EXERCISE.
Transcribe all of the material exactly.

****************

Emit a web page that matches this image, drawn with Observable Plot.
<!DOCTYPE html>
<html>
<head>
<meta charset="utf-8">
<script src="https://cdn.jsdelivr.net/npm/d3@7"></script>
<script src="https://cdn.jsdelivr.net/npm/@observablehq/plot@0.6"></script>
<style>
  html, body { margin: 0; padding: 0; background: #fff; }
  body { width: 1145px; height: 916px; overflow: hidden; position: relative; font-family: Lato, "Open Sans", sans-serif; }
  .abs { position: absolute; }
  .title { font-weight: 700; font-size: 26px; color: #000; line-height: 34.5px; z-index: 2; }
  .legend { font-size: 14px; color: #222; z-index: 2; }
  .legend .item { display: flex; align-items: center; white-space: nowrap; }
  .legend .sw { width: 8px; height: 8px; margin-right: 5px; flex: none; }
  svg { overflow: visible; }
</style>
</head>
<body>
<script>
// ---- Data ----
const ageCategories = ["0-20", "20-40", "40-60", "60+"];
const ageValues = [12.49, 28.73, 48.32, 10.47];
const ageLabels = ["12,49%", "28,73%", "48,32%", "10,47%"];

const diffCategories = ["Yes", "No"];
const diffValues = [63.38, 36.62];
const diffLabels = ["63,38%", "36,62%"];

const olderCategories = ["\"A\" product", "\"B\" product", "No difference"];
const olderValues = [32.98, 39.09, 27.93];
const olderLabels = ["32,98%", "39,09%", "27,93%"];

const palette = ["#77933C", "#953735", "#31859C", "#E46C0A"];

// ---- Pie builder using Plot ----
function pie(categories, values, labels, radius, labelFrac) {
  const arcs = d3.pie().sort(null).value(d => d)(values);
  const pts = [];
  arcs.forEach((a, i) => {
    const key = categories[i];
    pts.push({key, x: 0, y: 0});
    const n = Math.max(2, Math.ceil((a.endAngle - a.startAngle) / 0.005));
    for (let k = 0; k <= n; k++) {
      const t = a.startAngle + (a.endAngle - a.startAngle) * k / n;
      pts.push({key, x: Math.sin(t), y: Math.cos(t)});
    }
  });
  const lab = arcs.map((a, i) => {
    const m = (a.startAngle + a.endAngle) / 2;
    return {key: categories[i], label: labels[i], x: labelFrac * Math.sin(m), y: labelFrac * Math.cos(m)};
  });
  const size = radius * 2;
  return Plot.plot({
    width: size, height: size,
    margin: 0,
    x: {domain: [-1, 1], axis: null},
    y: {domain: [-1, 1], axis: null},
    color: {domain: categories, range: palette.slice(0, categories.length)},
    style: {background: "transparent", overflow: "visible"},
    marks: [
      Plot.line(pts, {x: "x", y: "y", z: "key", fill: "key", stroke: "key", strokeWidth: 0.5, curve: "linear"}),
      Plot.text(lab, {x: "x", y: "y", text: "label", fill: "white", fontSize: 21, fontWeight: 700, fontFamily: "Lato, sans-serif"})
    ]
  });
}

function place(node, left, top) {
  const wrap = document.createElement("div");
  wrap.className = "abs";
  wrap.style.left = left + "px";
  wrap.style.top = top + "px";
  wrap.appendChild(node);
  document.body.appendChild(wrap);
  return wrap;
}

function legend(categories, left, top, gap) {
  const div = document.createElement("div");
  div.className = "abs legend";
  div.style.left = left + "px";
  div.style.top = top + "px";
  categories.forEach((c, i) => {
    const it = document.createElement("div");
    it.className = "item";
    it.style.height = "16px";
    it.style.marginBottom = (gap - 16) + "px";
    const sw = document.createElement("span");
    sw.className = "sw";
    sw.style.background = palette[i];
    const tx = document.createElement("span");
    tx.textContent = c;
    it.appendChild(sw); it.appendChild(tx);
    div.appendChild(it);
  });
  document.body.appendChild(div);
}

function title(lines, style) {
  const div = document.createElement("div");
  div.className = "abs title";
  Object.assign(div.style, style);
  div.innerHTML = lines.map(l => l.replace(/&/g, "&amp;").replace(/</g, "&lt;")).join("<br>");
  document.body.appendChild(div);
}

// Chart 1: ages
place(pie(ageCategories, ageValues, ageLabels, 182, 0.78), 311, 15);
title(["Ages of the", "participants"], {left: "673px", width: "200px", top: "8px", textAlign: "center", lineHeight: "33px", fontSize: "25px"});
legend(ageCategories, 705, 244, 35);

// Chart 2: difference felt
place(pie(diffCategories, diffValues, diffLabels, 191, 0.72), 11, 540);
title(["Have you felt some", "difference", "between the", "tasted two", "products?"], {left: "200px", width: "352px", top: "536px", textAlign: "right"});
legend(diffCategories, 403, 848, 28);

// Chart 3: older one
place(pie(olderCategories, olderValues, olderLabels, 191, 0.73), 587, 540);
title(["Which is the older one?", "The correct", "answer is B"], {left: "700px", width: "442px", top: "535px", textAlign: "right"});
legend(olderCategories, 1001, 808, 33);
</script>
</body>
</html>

****************

TASK SOLUTION.
Emit a web page that matches this image, drawn with Observable Plot.
<!DOCTYPE html>
<html>
<head>
<meta charset="utf-8">
<script src="https://cdn.jsdelivr.net/npm/d3@7"></script>
<script src="https://cdn.jsdelivr.net/npm/@observablehq/plot@0.6"></script>
<style>
  html, body { margin: 0; padding: 0; background: #fff; }
  body { width: 1145px; height: 916px; overflow: hidden; position: relative; font-family: Lato, "Open Sans", sans-serif; }
  .abs { position: absolute; }
  .title { font-weight: 700; font-size: 26px; color: #000; line-height: 34.5px; z-index: 2; }
  .legend { font-size: 14px; color: #222; z-index: 2; }
  .legend .item { display: flex; align-items: center; white-space: nowrap; }
  .legend .sw { width: 8px; height: 8px; margin-right: 5px; flex: none; }
  svg { overflow: visible; }
</style>
</head>
<body>
<script>
// ---- Data ----
const ageCategories = ["0-20", "20-40", "40-60", "60+"];
const ageValues = [12.49, 28.73, 48.32, 10.47];
const ageLabels = ["12,49%", "28,73%", "48,32%", "10,47%"];

const diffCategories = ["Yes", "No"];
const diffValues = [63.38, 36.62];
const diffLabels = ["63,38%", "36,62%"];

const olderCategories = ["\"A\" product", "\"B\" product", "No difference"];
const olderValues = [32.98, 39.09, 27.93];
const olderLabels = ["32,98%", "39,09%", "27,93%"];

const palette = ["#77933C", "#953735", "#31859C", "#E46C0A"];

// ---- Pie builder using Plot ----
function pie(categories, values, labels, radius, labelFrac) {
  const arcs = d3.pie().sort(null).value(d => d)(values);
  const pts = [];
  arcs.forEach((a, i) => {
    const key = categories[i];
    pts.push({key, x: 0, y: 0});
    const n = Math.max(2, Math.ceil((a.endAngle - a.startAngle) / 0.005));
    for (let k = 0; k <= n; k++) {
      const t = a.startAngle + (a.endAngle - a.startAngle) * k / n;
      pts.push({key, x: Math.sin(t), y: Math.cos(t)});
    }
  });
  const lab = arcs.map((a, i) => {
    const m = (a.startAngle + a.endAngle) / 2;
    return {key: categories[i], label: labels[i], x: labelFrac * Math.sin(m), y: labelFrac * Math.cos(m)};
  });
  const size = radius * 2;
  return Plot.plot({
    width: size, height: size,
    margin: 0,
    x: {domain: [-1, 1], axis: null},
    y: {domain: [-1, 1], axis: null},
    color: {domain: categories, range: palette.slice(0, categories.length)},
    style: {background: "transparent", overflow: "visible"},
    marks: [
      Plot.line(pts, {x: "x", y: "y", z: "key", fill: "key", stroke: "key", strokeWidth: 0.5, curve: "linear"}),
      Plot.text(lab, {x: "x", y: "y", text: "label", fill: "white", fontSize: 21, fontWeight: 700, fontFamily: "Lato, sans-serif"})
    ]
  });
}

function place(node, left, top) {
  const wrap = document.createElement("div");
  wrap.className = "abs";
  wrap.style.left = left + "px";
  wrap.style.top = top + "px";
  wrap.appendChild(node);
  document.body.appendChild(wrap);
  return wrap;
}

function legend(categories, left, top, gap) {
  const div = document.createElement("div");
  div.className = "abs legend";
  div.style.left = left + "px";
  div.style.top = top + "px";
  categories.forEach((c, i) => {
    const it = document.createElement("div");
    it.className = "item";
    it.style.height = "16px";
    it.style.marginBottom = (gap - 16) + "px";
    const sw = document.createElement("span");
    sw.className = "sw";
    sw.style.background = palette[i];
    const tx = document.createElement("span");
    tx.textContent = c;
    it.appendChild(sw); it.appendChild(tx);
    div.appendChild(it);
  });
  document.body.appendChild(div);
}

function title(lines, style) {
  const div = document.createElement("div");
  div.className = "abs title";
  Object.assign(div.style, style);
  div.innerHTML = lines.map(l => l.replace(/&/g, "&amp;").replace(/</g, "&lt;")).join("<br>");
  document.body.appendChild(div);
}

// Chart 1: ages
place(pie(ageCategories, ageValues, ageLabels, 182, 0.78), 311, 15);
title(["Ages of the", "participants"], {left: "673px", width: "200px", top: "8px", textAlign: "center", lineHeight: "33px", fontSize: "25px"});
legend(ageCategories, 705, 244, 35);

// Chart 2: difference felt
place(pie(diffCategories, diffValues, diffLabels, 191, 0.72), 11, 540);
title(["Have you felt some", "difference", "between the", "tasted two", "products?"], {left: "200px", width: "352px", top: "536px", textAlign: "right"});
legend(diffCategories, 403, 848, 28);

// Chart 3: older one
place(pie(olderCategories, olderValues, olderLabels, 191, 0.73), 587, 540);
title(["Which is the older one?", "The correct", "answer is B"], {left: "700px", width: "442px", top: "535px", textAlign: "right"});
legend(olderCategories, 1001, 808, 33);
</script>
</body>
</html>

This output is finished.